Identifying Support and Resistance Levels in Trading

The financial markets are dynamic environments, always in a state of constant fluctuation. Whether you're a day trader, swing trader, or long-term investor, understanding key market concepts is vital to making sound trading decisions. One such crucial concept in technical analysis is the identification of support and resistance levels. These levels form an essential part of the market's structure and provide traders with critical data to anticipate potential price reversals. 

Understanding Support and Resistance

Before diving into how to identify these levels, let's first define what support and resistance are.

Support Levels: Support is a price level at which an asset's price tends to stop falling due to increased demand or buying interest. In other words, as the price of an asset decreases towards the support level, it is expected to bounce back due to demand at that price level outweighing supply.

Resistance Levels: Resistance, on the other hand, is a price level at which an asset's price tends to stop rising due to increased supply or selling interest. As the price of the asset increases towards the resistance level, it's expected to pull back as supply at that price level exceeds demand.

Identifying Support and Resistance Levels

1. Historical Levels: The simplest way to identify support and resistance levels is by looking at an asset's historical price data. Using a line chart or a bar chart, look for price levels where the asset's price has reversed several times in the past. The more times the price has reversed at a particular level, the stronger that support or resistance is considered to be.

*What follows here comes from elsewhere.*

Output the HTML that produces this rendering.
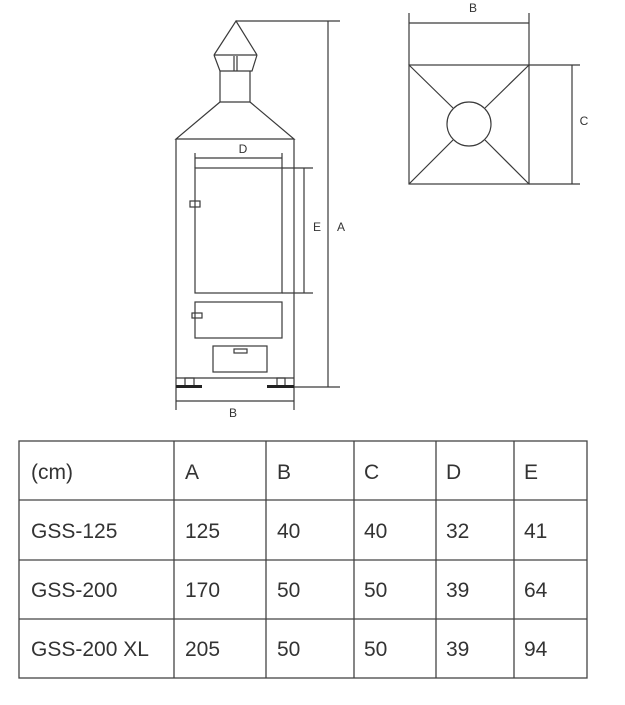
<!DOCTYPE html>
<html><head><meta charset="utf-8"><style>
html,body{margin:0;padding:0;background:#fff;width:625px;height:705px;overflow:hidden}
svg{display:block}
text{font-family:"Liberation Sans",sans-serif;fill:#333}
</style></head><body>
<svg width="625" height="705" viewBox="0 0 625 705" xmlns="http://www.w3.org/2000/svg">
<g stroke="#3a3a3a" stroke-width="1.2" fill="none">
<!-- chimney cap -->
<polyline points="214,55 236,21 257,55"/>
<line x1="214" y1="55" x2="257" y2="55"/>
<polyline points="214,55 220,71 252,71 257,55"/>
<line x1="234" y1="56" x2="234" y2="71"/><line x1="237" y1="56" x2="237" y2="71"/>
<line x1="220" y1="71" x2="220" y2="102"/><line x1="250" y1="71" x2="250" y2="102"/>
<line x1="220" y1="102" x2="250" y2="102"/>
<!-- hood -->
<polyline points="220,102 176,139 294,139 250,102"/>
<!-- body -->
<line x1="176" y1="139" x2="176" y2="410"/>
<line x1="294" y1="139" x2="294" y2="410"/>
<line x1="176" y1="378" x2="294" y2="378"/>
<!-- D dim -->
<line x1="195" y1="158" x2="282" y2="158"/>
<line x1="195" y1="153" x2="195" y2="168"/><line x1="282" y1="153" x2="282" y2="168"/>
<!-- door -->
<rect x="195" y="168" width="87" height="125"/>
<rect x="190" y="201" width="10" height="6"/>
<!-- E dim -->
<line x1="282" y1="168" x2="313" y2="168"/><line x1="282" y1="293" x2="313" y2="293"/>
<line x1="304" y1="168" x2="304" y2="293"/>
<!-- A dim -->
<line x1="236" y1="21" x2="340" y2="21"/>
<line x1="328" y1="21" x2="328" y2="387"/>
<line x1="294" y1="387" x2="340" y2="387"/>
<!-- lower door -->
<rect x="195" y="302" width="87" height="36"/>
<rect x="192" y="313" width="10" height="5"/>
<!-- drawer -->
<rect x="213" y="346" width="54" height="26"/>
<rect x="234" y="349" width="13" height="4"/>
<!-- legs -->
<rect x="185" y="378" width="9" height="8"/>
<rect x="277" y="378" width="8" height="8"/>
<!-- B dim -->
<line x1="176" y1="401" x2="294" y2="401"/>
<!-- top view -->
<line x1="409" y1="13" x2="409" y2="65"/><line x1="529" y1="13" x2="529" y2="65"/>
<line x1="409" y1="23" x2="529" y2="23"/>
<rect x="409" y="65" width="120" height="119"/>
<circle cx="469" cy="124" r="22"/>
<line x1="409" y1="65" x2="453" y2="108"/><line x1="529" y1="65" x2="485" y2="108"/>
<line x1="409" y1="184" x2="453" y2="140"/><line x1="529" y1="184" x2="485" y2="140"/>
<line x1="529" y1="65" x2="580" y2="65"/><line x1="529" y1="184" x2="580" y2="184"/>
<line x1="572" y1="65" x2="572" y2="184"/>
</g>
<rect x="176" y="385" width="26" height="3" fill="#222"/>
<rect x="267" y="385" width="27" height="3" fill="#222"/>
<g font-size="12">
<text x="243" y="153" text-anchor="middle">D</text>
<text x="317" y="231" text-anchor="middle">E</text>
<text x="341" y="231" text-anchor="middle">A</text>
<text x="233" y="417" text-anchor="middle">B</text>
<text x="473" y="12" text-anchor="middle">B</text>
<text x="584" y="125" text-anchor="middle">C</text>
</g>
<!-- table -->
<g stroke="#444" stroke-width="1.3">
<rect x="19" y="441" width="568" height="237" fill="none"/>
<line x1="19" y1="500" x2="587" y2="500"/>
<line x1="19" y1="560" x2="587" y2="560"/>
<line x1="19" y1="619" x2="587" y2="619"/>
<line x1="174" y1="441" x2="174" y2="678"/>
<line x1="266" y1="441" x2="266" y2="678"/>
<line x1="354" y1="441" x2="354" y2="678"/>
<line x1="436" y1="441" x2="436" y2="678"/>
<line x1="514" y1="441" x2="514" y2="678"/>
</g>
<g font-size="21">
<text x="31" y="479">(cm)</text><text x="185" y="479">A</text><text x="277" y="479">B</text><text x="364" y="479">C</text><text x="446" y="479">D</text><text x="524" y="479">E</text>
<text x="31" y="538">GSS-125</text><text x="185" y="538">125</text><text x="277" y="538">40</text><text x="364" y="538">40</text><text x="446" y="538">32</text><text x="524" y="538">41</text>
<text x="31" y="597">GSS-200</text><text x="185" y="597">170</text><text x="277" y="597">50</text><text x="364" y="597">50</text><text x="446" y="597">39</text><text x="524" y="597">64</text>
<text x="31" y="656">GSS-200 XL</text><text x="185" y="656">205</text><text x="277" y="656">50</text><text x="364" y="656">50</text><text x="446" y="656">39</text><text x="524" y="656">94</text>
</g>
</svg>
</body></html>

2. Psychological Levels: Another common method to identify these levels is by considering psychological levels. These are typically round numbers that traders place significance on, such as $10, $20, $100, etc. These levels often become self-fulfilling prophecies as traders tend to set their buy or sell orders around these numbers.

3. Pivot Points: Traders also use pivot points to identify potential support and resistance levels. These are calculated using the high, low, and closing prices of previous periods. There are various methods to calculate pivot points, but the most common is the five-point system, which includes the previous period's high, low, close, and two support and resistance levels.

4. Moving Averages: Moving averages can also act as dynamic support and resistance levels. For instance, the 50-day or 200-day moving average are often used in stock trading. If a price is above these moving averages, they can act as support, whereas if the price is below, they can serve as resistance.

5. Trendlines and Channels: Trendlines, drawn by connecting the lows in an uptrend or highs in a downtrend, can also act as dynamic support and resistance levels. Similarly, channels, created by drawing parallel trendlines, can highlight potential support and resistance areas.

Identifying support and resistance levels is a fundamental skill in trading. However, these should not be used in isolation. Traders should utilize them as part of a broader trading strategy, combining them with other technical analysis tools and indicators to increase the probability of successful trades.

Remember, no indicator or tool is foolproof in the world of trading. However, having a comprehensive understanding of concepts such as support and resistance can help you gain an edge in the competitive landscape of trading. So, always continue learning and honing your trading skills, adapting to the ever-evolving dynamics of the financial markets.